The question that perseveres.
I vaguely remember when the story broke in 1992. I was 15. I remember thinking that some old hippy starved to death in an abandoned bus. It was portrayed that way. I laughed about it – it meant nothing to me. The story was splashed across the screen with incredulity. At the time, I think, authorities did not know the identity of McCandless, and they broke the story to locate the family. Even then the general consensus was, “What was he thinking,” “How dumb can you be,” “There was a town nearby,” “He didn’t know what he was doing.” Fifteen years later I watched Sean Penn explain himself to Charlie Rose and the author. This time, at this point in my life, this juncture of will and wish, dreams and possibilities, Chris McCandless’s story illuminated the quintessential vision for me of being and becoming.
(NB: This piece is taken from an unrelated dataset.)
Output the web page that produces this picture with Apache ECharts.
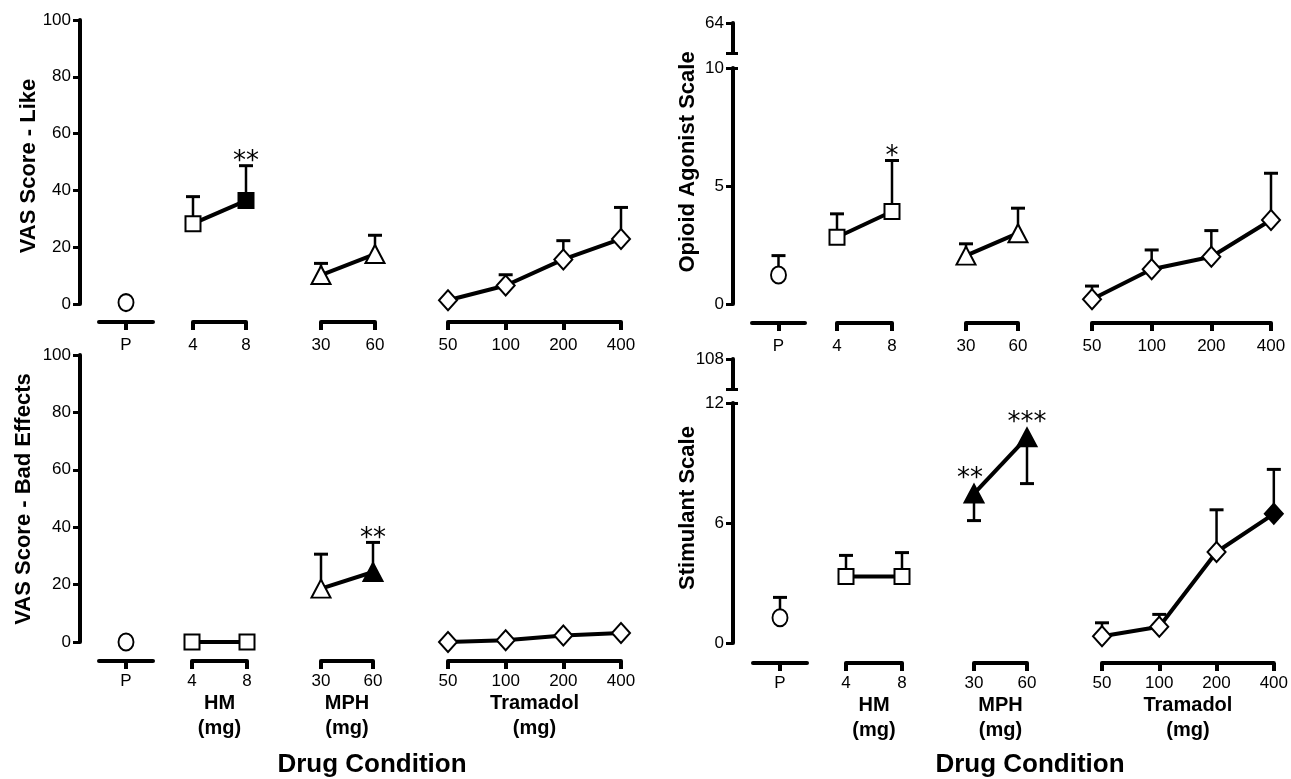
<!DOCTYPE html>
<html><head><meta charset="utf-8">
<script src="https://cdn.jsdelivr.net/npm/echarts@6/dist/echarts.min.js"></script>
<style>html,body{margin:0;padding:0;background:#fff}#c{width:1291px;height:779px}</style>
</head><body><div id="c"></div>
<script>
// ---------- categories / tick labels ----------
const catP = ['P'];
const catHM = ['4', '8'];
const catMPH = ['30', '60'];
const catTram = ['50', '100', '200', '400'];
const groupNames = ['', 'HM\n(mg)', 'MPH\n(mg)', 'Tramadol\n(mg)'];
const yTitles = ['VAS Score - Like', 'Opioid Agonist Scale', 'VAS Score - Bad Effects', 'Stimulant Scale'];
const breakTops = ['64', '108'];

// ---------- VAS Like (mean, mean+SEM cap) ----------
const likeP = [0.5];
const likeHM = [28.3, 36.4];
const likeMPH = [10.2, 17.6];
const likeTram = [1.3, 6.5, 15.7, 22.9];
const likeErrP = [null];
const likeErrHM = [37.8, 48.7];
const likeErrMPH = [14.3, 24.2];
const likeErrTram = [null, 10.3, 22.3, 34.0];
const likeFilled = [[0], [0, 1], [0, 0], [0, 0, 0, 0]];
const likeSig = [[''], ['', '**'], ['', ''], ['', '', '', '']];

// ---------- Opioid Agonist Scale ----------
const oaP = [1.23];
const oaHM = [2.83, 3.92];
const oaMPH = [2.05, 3.0];
const oaTram = [0.2, 1.47, 2.0, 3.56];
const oaErrP = [2.05];
const oaErrHM = [3.82, 6.08];
const oaErrMPH = [2.55, 4.06];
const oaErrTram = [0.76, 2.29, 3.11, 5.54];
const oaFilled = [[0], [0, 0], [0, 0], [0, 0, 0, 0]];
const oaSig = [[''], ['', '*'], ['', ''], ['', '', '', '']];

// ---------- VAS Bad Effects ----------
const badP = [0];
const badHM = [0, 0];
const badMPH = [18.6, 24.4];
const badTram = [0, 0.6, 2.3, 3.1];
const badErrP = [null];
const badErrHM = [null, null];
const badErrMPH = [30.6, 34.7];
const badErrTram = [null, null, null, null];
const badFilled = [[0], [0, 0], [0, 1], [0, 0, 0, 0]];
const badSig = [[''], ['', ''], ['', '**'], ['', '', '', '']];

// ---------- Stimulant Scale ----------
const stP = [1.26];
const stHM = [3.32, 3.32];
const stMPH = [7.47, 10.28];
const stTram = [0.34, 0.81, 4.55, 6.46];
const stErrP = [2.28];
const stErrHM = [4.38, 4.52];
const stErrMPH = [6.12, 7.97];
const stErrTram = [1.01, 1.43, 6.66, 8.68];
const stFilled = [[0], [0, 0], [1, 1], [0, 0, 0, 1]];
const stSig = [[''], ['', ''], ['**', '***'], ['', '', '', '']];

// ---------- layout (positions / styles only) ----------
const FONT = '"Liberation Sans", Arial, Helvetica, sans-serif';
const cats = [catP, catHM, catMPH, catTram];
const symbols = ['circle', 'rect', 'triangle', 'diamond'];
const symSizes = [[15, 17], [15, 15], [19, 18], [18, 20]];

const panels = [
  { top: 20, height: 284, axisX: 80, xOff: 18, min: 0, max: 100, interval: 20, lm: 15, names: false,
    boxes: [[99, 54], [193, 53], [321, 54], [448, 173]],
    vals: [likeP, likeHM, likeMPH, likeTram], errs: [likeErrP, likeErrHM, likeErrMPH, likeErrTram],
    filled: likeFilled, sig: likeSig, title: [29, 166, 0] },
  { top: 68, height: 236, axisX: 733, xOff: 19, min: 0, max: 10, interval: 5, lm: 15, names: false,
    boxes: [[752, 53], [837, 55], [966, 52], [1092, 179]],
    vals: [oaP, oaHM, oaMPH, oaTram], errs: [oaErrP, oaErrHM, oaErrMPH, oaErrTram],
    filled: oaFilled, sig: oaSig, title: [688, 162, 1], brk: [23, 30, 0] },
  { top: 355, height: 287, axisX: 80, xOff: 19, min: 0, max: 100, interval: 20, lm: 12, names: true,
    boxes: [[99, 54], [192, 55], [321, 52], [448, 173]],
    vals: [badP, badHM, badMPH, badTram], errs: [badErrP, badErrHM, badErrMPH, badErrTram],
    filled: badFilled, sig: badSig, title: [24, 499, 2] },
  { top: 403, height: 240, axisX: 733, xOff: 20, min: 0, max: 12, interval: 6, lm: 12, names: true,
    boxes: [[753, 54], [846, 56], [974, 53], [1102, 172]],
    vals: [stP, stHM, stMPH, stTram], errs: [stErrP, stErrHM, stErrMPH, stErrTram],
    filled: stFilled, sig: stSig, title: [688, 508, 3], brk: [359, 30, 1] }
];

const option = {
  animation: false, backgroundColor: '#fff',
  grid: [], xAxis: [], yAxis: [], series: [], graphic: []
};

function yAxisFor(gi, min, max, interval, fmt) {
  const o = {
    type: 'value', gridIndex: gi, min: min, max: max, interval: interval, position: 'left', z: 10,
    axisLine: { show: true, onZero: false, lineStyle: { color: '#000', width: 4 } },
    axisTick: { show: true, length: 7, lineStyle: { color: '#000', width: 3 } },
    axisLabel: { margin: 9, fontSize: 17, color: '#000', fontFamily: FONT },
    splitLine: { show: false }
  };
  if (fmt) o.axisLabel.formatter = fmt;
  return o;
}
function capAxis(gi, min, max, at) {
  return {
    type: 'value', gridIndex: gi, min: min, max: max, position: 'right', z: 10,
    axisLine: { show: false },
    axisTick: { show: true, length: 5, customValues: [at], lineStyle: { color: '#000', width: 3 } },
    axisLabel: { show: false }, splitLine: { show: false }
  };
}

let gi = 0;
panels.forEach(p => {
  option.grid.push({ left: p.axisX, width: 1, top: p.top, height: p.height });
  option.xAxis.push({ type: 'value', gridIndex: gi, show: false, min: 0, max: 1 });
  option.yAxis.push(yAxisFor(gi, p.min, p.max, p.interval));
  if (p.brk) option.yAxis.push(capAxis(gi, p.min, p.max, p.max));
  gi++;

  if (p.brk) {
    const label = breakTops[p.brk[2]];
    option.grid.push({ left: p.axisX, width: 1, top: p.brk[0], height: p.brk[1] });
    option.xAxis.push({ type: 'value', gridIndex: gi, show: false, min: 0, max: 1 });
    option.yAxis.push(yAxisFor(gi, 0, 1, 1, v => (v === 1 ? label : '')));
    option.yAxis.push(capAxis(gi, 0, 1, 0));
    gi++;
  }

  p.boxes.forEach((b, k) => {
    option.grid.push({ left: b[0], width: b[1], top: p.top, height: p.height });
    option.xAxis.push({
      type: 'category', gridIndex: gi, data: cats[k], boundaryGap: cats[k].length === 1,
      position: 'bottom', offset: p.xOff,
      axisLine: { show: true, onZero: false, lineStyle: { color: '#000', width: 4 } },
      axisTick: { show: true, alignWithLabel: true, length: 8, lineStyle: { color: '#000', width: 4 } },
      axisLabel: { margin: p.lm, fontSize: 17, color: '#000', fontFamily: FONT, interval: 0 },
      splitLine: { show: false },
      name: p.names ? groupNames[k] : '', nameLocation: 'middle', nameGap: 24,
      nameTextStyle: { fontSize: 20, fontWeight: 'bold', color: '#000', fontFamily: FONT, lineHeight: 25 }
    });
    option.yAxis.push({ type: 'value', gridIndex: gi, min: p.min, max: p.max, show: false });
    const yi = option.yAxis.length - 1;
    const vals = p.vals[k], errs = p.errs[k], sig = p.sig[k], fill = p.filled[k];
    option.series.push({
      type: 'custom', xAxisIndex: gi, yAxisIndex: yi, z: 2, clip: false,
      data: vals.map((v, i) => [i, v]),
      renderItem: (params, api) => {
        const i = params.dataIndex;
        const v = vals[i], e = errs[i];
        const p0 = api.coord([i, v]);
        const ch = [];
        if (e !== null && e !== undefined) {
          const p1 = api.coord([i, e]);
          ch.push({ type: 'line', shape: { x1: p0[0], y1: p0[1], x2: p1[0], y2: p1[1] },
            style: { stroke: '#000', lineWidth: 2.5 } });
          ch.push({ type: 'line', shape: { x1: p1[0] - 7, y1: p1[1], x2: p1[0] + 7, y2: p1[1] },
            style: { stroke: '#000', lineWidth: 3 } });
        }
        if (sig[i]) {
          let tx = p0[0], ty;
          if (e !== null && e >= v) { ty = api.coord([i, e])[1] - 3; }
          else { ty = p0[1] - 14; if (i === 0) tx -= 4; }
          ch.push({ type: 'text', x: tx, y: ty,
            style: { text: sig[i], font: '26px "DejaVu Sans"', fill: '#000',
              align: 'center', verticalAlign: 'middle' } });
        }
        return { type: 'group', children: ch };
      }
    });
    option.series.push({
      type: 'line', xAxisIndex: gi, yAxisIndex: yi, z: 3, clip: false,
      symbol: symbols[k], symbolSize: symSizes[k], showSymbol: true, showAllSymbol: true,
      lineStyle: { color: '#000', width: 4 },
      itemStyle: { color: '#fff', borderColor: '#000', borderWidth: 2 },
      emphasis: { disabled: true },
      data: vals.map((v, i) => ({ value: v, itemStyle: { color: fill[i] ? '#000' : '#fff' } }))
    });
    gi++;
  });

  option.graphic.push({
    type: 'text', x: p.title[0], y: p.title[1], rotation: Math.PI / 2,
    style: { text: yTitles[p.title[2]], font: 'bold 22px ' + FONT, fill: '#000',
      align: 'center', verticalAlign: 'middle' }
  });
});

option.graphic.push(
  { type: 'text', x: 372, y: 765,
    style: { text: 'Drug Condition', font: 'bold 26px ' + FONT, fill: '#000', align: 'center', verticalAlign: 'middle' } },
  { type: 'text', x: 1030, y: 765,
    style: { text: 'Drug Condition', font: 'bold 26px ' + FONT, fill: '#000', align: 'center', verticalAlign: 'middle' } }
);

const chart = echarts.init(document.getElementById('c'), null, { renderer: 'canvas' });
chart.setOption(option);
</script>
</body></html>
What would lead a man to think he could live off the wilds of Alaska with hardly any resource? The answer is what offends most people. Krakauer explains in “Iconoclasts” that the whole world is mapped out and that the only way to get lost in it is to throw away the maps. To want to get lost may seem selfish, idealistic, beyond sensibility. For me it is larger and more significant; it is a Homeric spear crashing through the shields of life. Where most stories weave some dilemma between man and man, man and nature, or man and god, McCandless’s story weaves all three at once. Of being, becoming and overcoming. He almost made it, too. Almost. He accomplished what he wanted. Nothing is left but the tragedy.
The question perseveres.
What happened to that young man, that former self of a former self? Did he live up to expectations? Did he set any worth setting? Does the cost of experience outweigh the dream itself? Who are you? What have we become?